Já para o PET Educação do Campo e Movimentos Sociais, o professor presume que tenha consolidado bons projetos de extensão ao longo do seu tempo como tutor. Ademais, outro ensinamento que Ramoffly entende ter deixado aos seus petianos é sobre a necessidade da dedicação à escrita. Ele acredita que escrever seja necessário não para agradá-lo, mas para “participar de um evento, publicar em uma revista, porque isso vai contar pontos daqui a pouco para a seleção do mestrado, para uma especialização, porque todos vão ter que fazer uma monografia e vão ter que defendê-la para uma banca de professores. A escrita é essencial em um PET da área de Ciências Humanas e Sociais.”, explicou ele.
Os aprendizados da trajetória
Mesmo com muitas experiências anteriores a Universidade, Ramoffly tem como filosofia uma frase de Paulo Freire que diz que a “formação continuada é eterna” e entende que vive sempre no processo da aprendizagem. Com o fim do ciclo como tutor do PET Educação do Campo e Movimentos Sociais, o professor considera que seu maior aprendizado foi ter lidado com uma diversidade de pessoas: concepções históricas, políticas, sociais; diferentes etnias, raças, gêneros e histórias de vida. Segundo ele, mais de 40 petianos passaram por ele ao longo desses quase seis anos.
Mas, além de lidar com diferentes tipos de pessoas, Ramoffly também teve que lidar com diferentes propósitos e projetos dentro do Programa. Mas não apenas isso, ele conta que além de buscar entender as necessidades dos seus alunos, teve também que aprender sobre novas temáticas e perspectivas. “Eu tinha pouca leitura sobre educação quilombola e indígena, pouquíssima leitura de movimento negro. A minha carga de leitura é muito sobre a educação vinculada à reforma agrária. Então, quando eu tenho petianos que são quilombolas, caiçaras, indígenas, do movimento negro, LGBT e eles vem discutir essas questões com a educação do campo, eu preciso me apropriar daquele saber. Então eu fico imaginando que talvez esse tenha sido meu maior aprendizado. Costumo dizer para eles que quem mais aprende nisso tudo sou eu. Aprendo muito mais do que eles. Eles são meus professores na maioria das vezes.”, concluiu o professor.

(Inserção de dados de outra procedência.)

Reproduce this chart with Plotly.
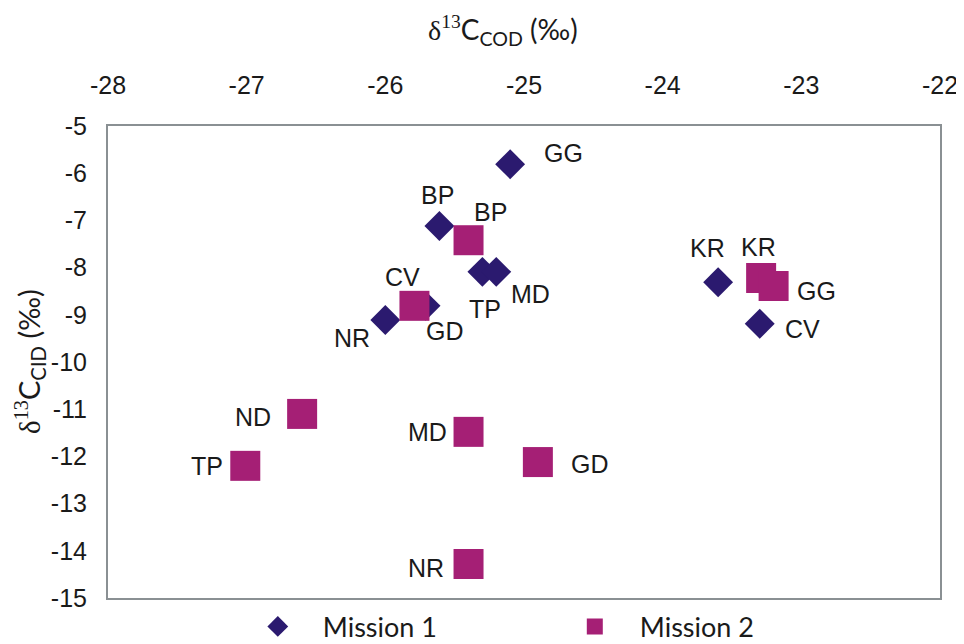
import plotly.graph_objects as go

# Mission 1 (diamonds)
m1_names = ["GG", "BP", "TP", "MD", "GD", "NR", "KR", "CV"]
m1_cod = [-25.10, -25.61, -25.30, -25.20, -25.71, -26.00, -23.60, -23.30]
m1_cid = [-5.81, -7.12, -8.09, -8.09, -8.81, -9.11, -8.31, -9.19]

# Mission 2 (squares)
m2_names = ["BP", "CV", "KR", "GG", "ND", "TP", "MD", "GD", "NR"]
m2_cod = [-25.40, -25.79, -23.29, -23.20, -26.60, -27.01, -25.40, -24.90, -25.40]
m2_cid = [-7.42, -8.81, -8.22, -8.39, -11.10, -12.20, -11.48, -12.12, -14.28]

x_ticks = [-28, -27, -26, -25, -24, -23, -22]
y_ticks = [-5, -6, -7, -8, -9, -10, -11, -12, -13, -14, -15]

# label offsets in pixels (dx right, dy down)
m1_off = [(53, -11), (-2, -31), (3, 37), (34, 22), (19, 25), (-33, 18), (-11, -34), (43, 5)]
m2_off = [(22, -28), (-12, -29), (-3, -31), (43, 5), (-49, 3), (-38, 0), (-41, 0), (52, 2), (-43, 4)]

navy = "#2b1a6f"
magenta = "#a51f75"
sans = "Liberation Sans"
serif = "Liberation Serif"

fig = go.Figure()
fig.add_trace(go.Scatter(
    x=m1_cod, y=m1_cid, mode="markers", name="Mission 1",
    marker=dict(symbol="diamond", size=23, color=navy, line=dict(width=0)),
))
fig.add_trace(go.Scatter(
    x=m2_cod, y=m2_cid, mode="markers", name="Mission 2",
    marker=dict(symbol="square", size=30, color=magenta, line=dict(width=0)),
))

for names, xs, ys, offs in [(m1_names, m1_cod, m1_cid, m1_off),
                            (m2_names, m2_cod, m2_cid, m2_off)]:
    for n, x, y, (dx, dy) in zip(names, xs, ys, offs):
        fig.add_annotation(x=x, y=y, text=n, showarrow=False,
                           xshift=dx, yshift=-dy,
                           font=dict(family=sans, size=25, color="#1a1a1a"))

fig.add_annotation(
    xref="paper", yref="paper", x=0.475, y=1, yshift=96, yanchor="middle",
    showarrow=False,
    text=(f"<span style='font-family:{serif}'>δ<sup>13</sup></span>C"
          "<sub>COD</sub> (‰)"),
    font=dict(family="Lato", size=28, color="#1a1a1a"),
)
fig.add_annotation(
    xref="paper", yref="paper", x=0, y=0.5, xshift=-78, xanchor="center",
    textangle=-90, showarrow=False,
    text=(f"<span style='font-family:{serif}'>δ<sup>13</sup></span>C"
          "<sub>CID</sub> (‰)"),
    font=dict(family="Lato", size=29, color="#1a1a1a"),
)

axis_common = dict(
    showgrid=False, zeroline=False, showline=True, mirror=True,
    linecolor="#8a9093", linewidth=2, ticks="", automargin=False,
    tickfont=dict(family=sans, size=25, color="#1a1a1a"),
)
fig.update_xaxes(range=[-28, -22], side="top", tickvals=x_ticks,
                 ticktext=[str(v) for v in x_ticks],
                 ticklabelstandoff=20, **axis_common)
fig.update_yaxes(range=[-15, -5], tickvals=y_ticks,
                 ticktext=[str(v) for v in y_ticks],
                 ticklabelstandoff=14, **axis_common)

# page body has an 8px margin, so the figure is sized to fit inside it
fig.update_layout(
    width=956, height=636,
    margin=dict(l=100, r=24, t=118, b=46),
    plot_bgcolor="white", paper_bgcolor="white",
    showlegend=True,
    legend=dict(orientation="h", xref="paper", yref="container",
                x=0.15, y=0.027, xanchor="left", yanchor="middle",
                entrywidth=222, entrywidthmode="pixels", itemwidth=80,
                font=dict(family="Lato", size=27, color="#1a1a1a")),
)

fig.write_html("out.html")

O fim do ciclo e planos para o futuro
Após seis anos de muitas descobertas e aprendizados, Ramoffly acredita que seria injusto e contraditório de sua parte não viver novas experiências ou impedir que os alunos conheçam novas lideranças e atividades. “Eu digo para eles que eles precisam conhecer outras pessoas, outros projetos, outras formas de trabalho. Seria injusto da minha parte concorrer e ficar mais seis anos quando tem outros colegas do meu departamento que querem assumir”, disse o professor.
Além de acreditar não ser saudável para o PET ter um professor que fique ad aeternum como tutor, impedindo que a rotatividade aconteça, sua saída do Programa possibilita a oportunidade de respirar outros ares. “A gente está assumindo outra coordenação, que é o programa Escola da Terra para trabalhar com 100 professores dos municípios da Baixada Fluminense que atuam em classes multisseriadas. É um projeto que estou começando a me envolver. Projetos de educação do campo não faltam. Vou sair, respirar novos ares e quem sabe daqui a seis anos eu volto?! O negócio é arejar a cabeça.”, finalizou Ramoffly.